I went to see a production of a musical written by two of my friends, Mark LaPierre and Jodi Eichelberger. I’d seen it nine years ago in Portland, but this was it’s NYC debut and very exciting. It was as wonderful and witty as I remembered. Very clever lyrics and an accapela score that’s witty and engaging as well as being hauntingly beautiful.
Unfortunately, it was in the wrong festival. See, it was in the Bad Musical Festival. The other two pieces on the program took bad to mean, “Deliberately awful,” and succeeded at that goal. I mean, the actors worked their tails off, but there’s not much you can do when your show is a musical version of “a guy walks into a bar…”
Grimm Late Night on the other hand took bad to mean “naughty” which it is. It was the second show of the evening and when it began the audience clearly didn’t know what to think. They’d just seen a show that was trying to be bad and seemed a little lost at something that was funny because it was well-crafted. And then, they got it and loved the show from there on out.

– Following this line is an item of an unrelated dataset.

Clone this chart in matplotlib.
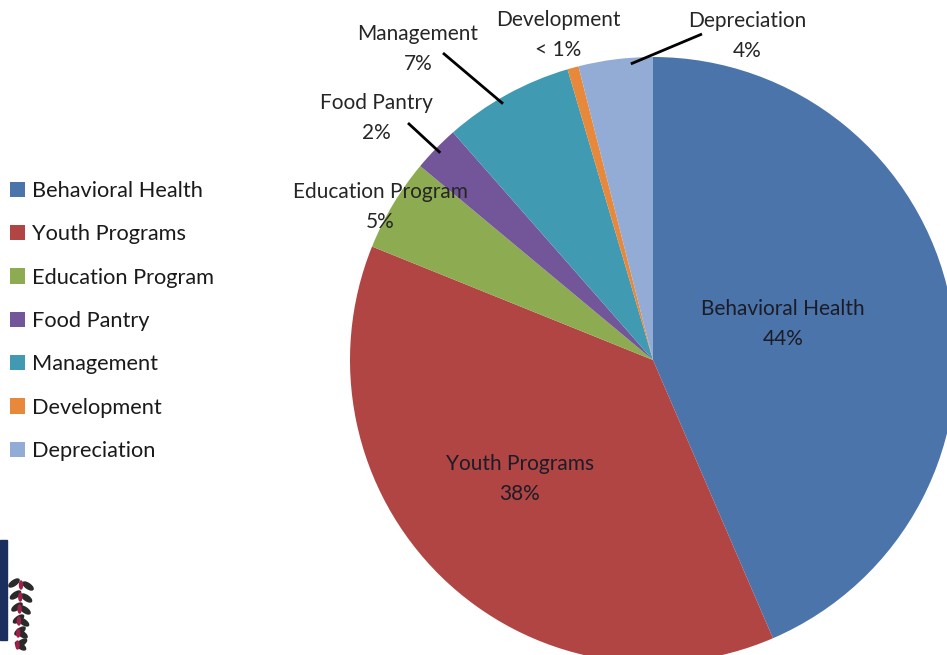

Afterwards, we went out for dinner at a restaurant that seemed to be trying to emulate the other two plays. The drink specials listed a cosmopolitan as one of their “special” drinks. I mocked that, until I realized that it probably was special since they didn’t know how to make a Sidecar, a Tom Collins or a Gin and Tonic. The first two I tried to order, but the bartender didn’t know what they were. I ordered the G&T which was actively bad. How the heck do you screw up a gin and tonic?